I just realised something; in almost every picture of some mythological beastie that has a third eye, or of a cyclops with only one eye; the extra/singular eye is always either a left eye or a right eye.
That makes no sense though?? If you're only going to bother having one eye, or an extra eye tacked on or something, let it be free-standing; its own independant eyeball free on its own without looking like it's part of a pair.
And the way most artist depictions give this away is in the tearduct. It's always on either the left or the right, and that in turn betrays which half of the pair it's meant to be. (Where even is that other eye anyway? Has it genetically mutated to shrink to a size no longer perceivable by the human eye? Is it hidden underneath hair/ears/other?
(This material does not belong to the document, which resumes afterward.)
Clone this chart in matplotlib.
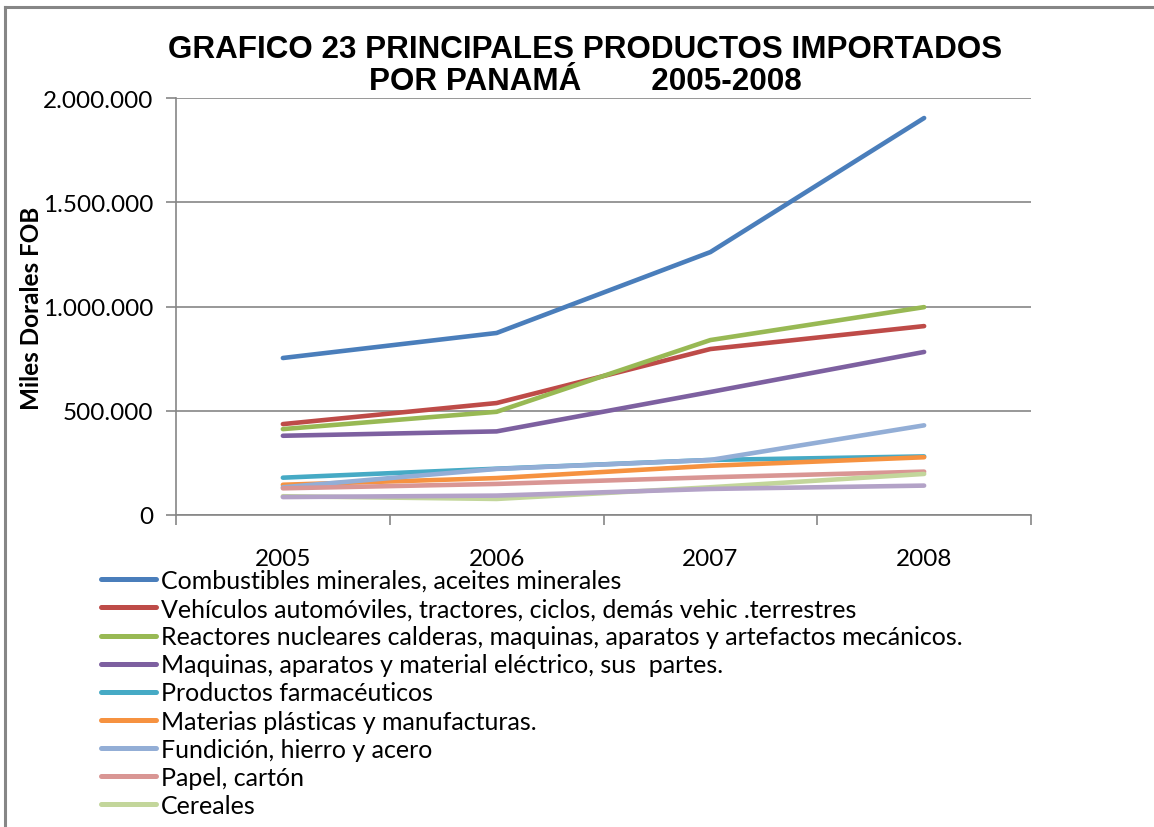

YOU CANNOT JUST HAVE ONE HALF OF A PAIR
I feel that for a cyclops or any other beast to be anatomically correct, the singular/extra eye must have the tear duct smack bang in the center. Symetrically it would be free standing, but that raises the next problem of how would the eyelid function? Most eyeballs are leaf/almond shaped. This enables the eyelid to pull down, sweeping any debris into the tearduct, and out the way of any irritaion. To have a singular tearduct in the bottom middle of the eyeball though, you cannot have a singular eyelid sweeping down. The new eye would most likely be diamond shape, meaning that there must be two eyelids, sweeping down from each side and meeting in the center. This logic is such that makes the most sense to me, but I'd be mighty interested in hearing any other relevant points of veiw to this new theory.
(Disclaimer; I have no idea at all as to how I got to be thinking about this topic, so probably better not to bother ask!)